As the trial begins this week for Boston marathon bombing suspect Dzhokhar Tsarnaev, a Pew Research Center study shows that the bombing contributed to a rise in religious hostilities in the U.S. between 2012 and 2013.
The Pew Research Center study measured religious restrictions and hostilities in 198 countries and did not include North Korea. Researchers looked at 20 different types of government restrictions and 13 types of social hostilities in each country, using the data to give each a 0-10 rating in those categories.
In the world’s 25 most populous countries, China’s government imposed the most religious restrictions, while India showed the most social hostilities surrounding religion. In India, the study noted:
Religious hostilities against people who have converted from Hinduism to Christianity continued to result in tensions, “reconversion” attempts and violent attacks, according to the U.S. Department of State’s annual International Religious Freedom report.

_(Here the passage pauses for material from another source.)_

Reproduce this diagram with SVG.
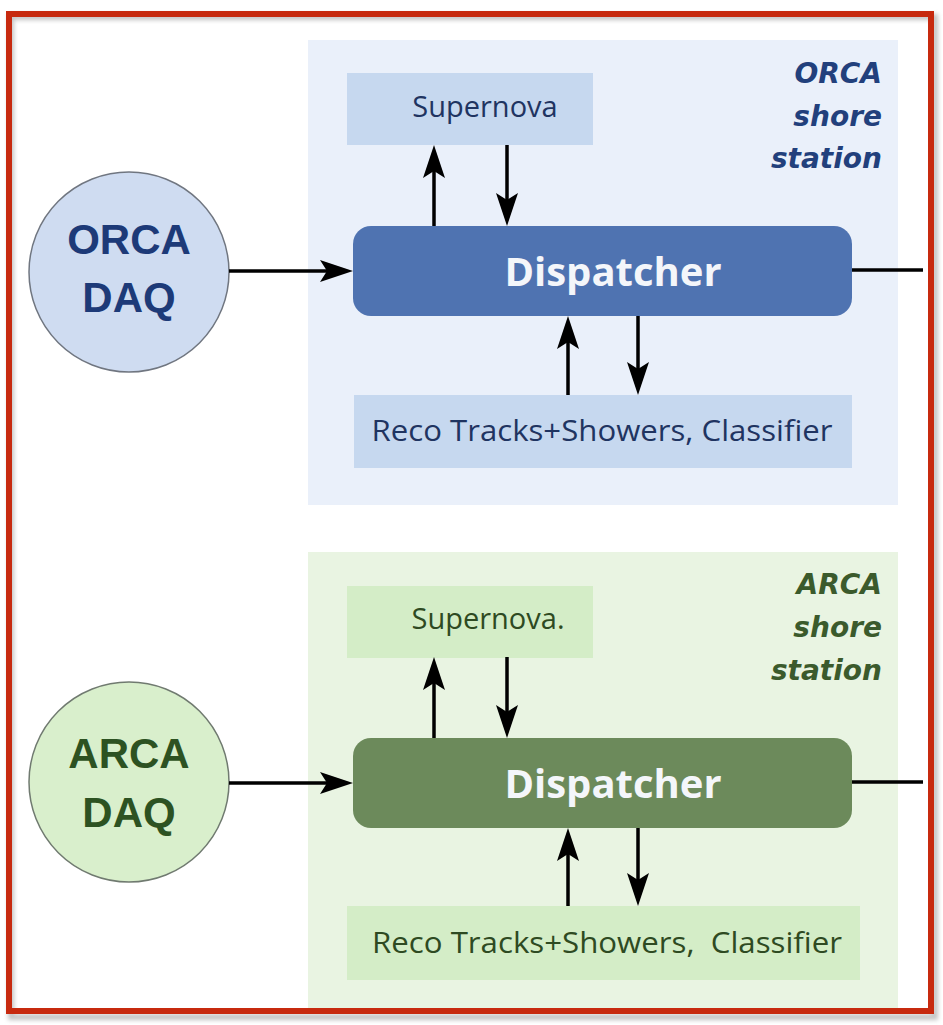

In that same group, government restrictions on religion showed a slight increase while social hostilities around religion declined. The number of countries in this group with high social hostilities around religion decreased from 33 percent to 27 percent, while the number of countries with high government restrictions on religion showed a 2 percent increase from 27 percent to 29 percent.
Among the largest countries, only the United Kingdom showed a decrease in government restrictions on religion. This is due in part to the government’s loosening on policies surrounding the practice of Scientology, the study said.
Researchers also looked against members of religious groups worldwide. People who practice Christianity and Islam, the world’s two largest religions, were harassed in the greatest number of countries, with Christians harassed in 102 countries (52 percent) and Muslims harassed in 99 countries (50 percent).
Harassment against Jews occurred in 77 countries including 34 of Europe’s 45 countries, a seven-year high. Harassment against Jews largely came from “individuals or groups in society” rather than governments, according to the report.
The data were compiled from reports by the U.S. government, the UN, the European Union and non-governmental organizations that work with human rights, according to the study.